Leon continues, “I started meditating 6 months ago in the summer and I was drawn to meditation after I read a book Siddhartha by Hermann Hesse. I feel meditation helped me countless times and helped gain my thoughts together, calmed me down mentally and physically. Meditation is so special and you don’t know what it’s like until you try it. It is a special thing and it feels good.”
Visualization is in many ways calming and interesting to the eye. Both for the audience seeing the work and the people, “Visualizing can center the mind and calm it down,” says Mr. Laurro, a paraprofessional at the iSchool and who is also an artist.
He continues, “Meditation can have many benefits such as helping take brain breaks help both physical and mental state and it could even help with visualizing things in your brain.”
Visualization also ties back to doing mindfulness techniques such as what Marcus Velzquez said about the Dreamhouse technique. He talked about how he had to “visualize what the instructor was saying in a corpse position, minimizing thoughts… just narrowing it down” until he found his most important values.
“When you visualize, it affects the part of the brain called the basal ganglia,” Ms. Gray says. “The basal ganglia (pronounced “bay-sal “”gang-lee-uh”) are a group of structures near the center of your brain that form important connections. These connections allow different areas of your brain to work together. The basal ganglia manage the signals your brain sends that help you move your muscles.”
Is meditation really worth our time? Yes, 100% it is worth our time. When people think of meditation, they think it has to be a set time. It does not have to be and instead it could be as long you choose. You could learn meditation from an instructor or you could teach yourself.
Mr. Whittaker feels that “Meditation will be as important as brushing your teeth.” and that it’s gonna become part of our everyday lives. As life gets more complicated and difficult to tolerate you might just want to start meditating.” Self-awareness and acknowledgement of your internal mental and physical state is key to growth.

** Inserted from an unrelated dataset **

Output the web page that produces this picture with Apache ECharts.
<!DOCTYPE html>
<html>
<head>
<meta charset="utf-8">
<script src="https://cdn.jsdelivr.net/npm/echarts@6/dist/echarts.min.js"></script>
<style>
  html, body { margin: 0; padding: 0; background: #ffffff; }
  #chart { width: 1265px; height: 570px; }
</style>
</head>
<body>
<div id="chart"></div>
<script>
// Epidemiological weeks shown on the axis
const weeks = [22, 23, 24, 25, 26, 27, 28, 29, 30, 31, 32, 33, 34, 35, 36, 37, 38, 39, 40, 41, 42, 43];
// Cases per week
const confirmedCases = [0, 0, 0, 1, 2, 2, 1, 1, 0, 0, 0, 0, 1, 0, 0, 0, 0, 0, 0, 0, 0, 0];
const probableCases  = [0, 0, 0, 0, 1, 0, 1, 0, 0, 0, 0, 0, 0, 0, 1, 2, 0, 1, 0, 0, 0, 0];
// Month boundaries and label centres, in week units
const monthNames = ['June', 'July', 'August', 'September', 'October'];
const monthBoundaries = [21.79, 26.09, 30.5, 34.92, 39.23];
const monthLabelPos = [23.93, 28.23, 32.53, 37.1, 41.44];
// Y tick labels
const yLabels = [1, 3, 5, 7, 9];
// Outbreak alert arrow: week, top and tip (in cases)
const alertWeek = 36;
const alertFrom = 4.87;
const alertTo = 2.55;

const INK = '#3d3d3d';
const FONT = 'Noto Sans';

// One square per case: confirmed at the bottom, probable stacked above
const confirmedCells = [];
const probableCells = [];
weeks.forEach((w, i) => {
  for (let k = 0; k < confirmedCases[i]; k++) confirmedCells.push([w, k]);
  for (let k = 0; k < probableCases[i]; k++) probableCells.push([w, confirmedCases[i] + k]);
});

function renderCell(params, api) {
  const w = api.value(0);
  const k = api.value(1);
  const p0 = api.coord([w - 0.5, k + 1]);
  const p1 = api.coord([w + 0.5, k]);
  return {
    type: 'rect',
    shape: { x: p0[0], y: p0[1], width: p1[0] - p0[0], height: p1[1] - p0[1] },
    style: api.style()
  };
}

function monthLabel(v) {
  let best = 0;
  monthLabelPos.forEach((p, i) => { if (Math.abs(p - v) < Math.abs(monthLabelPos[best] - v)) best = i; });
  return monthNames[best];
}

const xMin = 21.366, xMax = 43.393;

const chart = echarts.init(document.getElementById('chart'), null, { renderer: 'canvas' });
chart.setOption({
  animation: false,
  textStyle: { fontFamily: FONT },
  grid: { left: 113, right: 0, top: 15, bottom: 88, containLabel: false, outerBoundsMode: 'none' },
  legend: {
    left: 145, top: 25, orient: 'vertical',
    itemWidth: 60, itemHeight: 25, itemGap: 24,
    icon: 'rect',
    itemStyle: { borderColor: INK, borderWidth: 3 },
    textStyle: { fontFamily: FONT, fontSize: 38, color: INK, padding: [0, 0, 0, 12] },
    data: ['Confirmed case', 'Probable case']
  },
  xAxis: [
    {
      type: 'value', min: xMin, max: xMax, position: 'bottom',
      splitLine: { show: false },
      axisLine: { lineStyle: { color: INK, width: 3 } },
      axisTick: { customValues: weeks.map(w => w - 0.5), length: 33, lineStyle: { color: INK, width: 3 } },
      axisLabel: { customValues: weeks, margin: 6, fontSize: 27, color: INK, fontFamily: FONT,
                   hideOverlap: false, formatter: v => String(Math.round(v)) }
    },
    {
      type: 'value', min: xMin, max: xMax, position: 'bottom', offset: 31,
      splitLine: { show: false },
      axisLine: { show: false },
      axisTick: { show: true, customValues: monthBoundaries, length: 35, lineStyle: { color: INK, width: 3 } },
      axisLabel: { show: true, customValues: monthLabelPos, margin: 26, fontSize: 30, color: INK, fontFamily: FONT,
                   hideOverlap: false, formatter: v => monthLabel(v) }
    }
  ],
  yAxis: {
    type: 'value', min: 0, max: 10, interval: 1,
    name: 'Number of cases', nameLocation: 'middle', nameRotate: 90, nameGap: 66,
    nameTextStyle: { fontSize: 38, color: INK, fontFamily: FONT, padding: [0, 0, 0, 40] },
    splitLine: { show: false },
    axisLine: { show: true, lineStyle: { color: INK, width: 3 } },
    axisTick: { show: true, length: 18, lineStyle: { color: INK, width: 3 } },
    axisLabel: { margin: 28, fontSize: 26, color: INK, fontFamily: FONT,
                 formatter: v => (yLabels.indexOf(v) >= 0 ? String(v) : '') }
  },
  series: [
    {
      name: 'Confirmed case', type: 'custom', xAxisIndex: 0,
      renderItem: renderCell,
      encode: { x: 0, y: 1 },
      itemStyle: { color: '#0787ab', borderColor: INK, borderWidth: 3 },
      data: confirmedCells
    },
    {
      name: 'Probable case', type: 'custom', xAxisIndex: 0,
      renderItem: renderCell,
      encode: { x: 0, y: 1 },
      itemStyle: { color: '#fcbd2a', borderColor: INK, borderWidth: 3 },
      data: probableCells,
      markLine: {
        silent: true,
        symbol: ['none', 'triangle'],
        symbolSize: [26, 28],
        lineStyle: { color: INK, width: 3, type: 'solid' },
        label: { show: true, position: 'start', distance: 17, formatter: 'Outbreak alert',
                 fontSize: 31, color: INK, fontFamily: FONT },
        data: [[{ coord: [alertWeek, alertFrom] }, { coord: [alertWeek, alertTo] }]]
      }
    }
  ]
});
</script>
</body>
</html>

This was just a taste of the many techniques that help relieve stress and help you become an overall calmer person. Meditation in most cases is overlooked as if you are “forcing yourself” to control your thoughts; it’s the opposite of forcing yourself. You are just letting your thoughts pass naturally without putting effort into it. Meditation is something we could use to our advantage, leading us to live happier and healthier lives, gaining more opportunities in life and understanding more about who we are. Meditation is special and worth trying.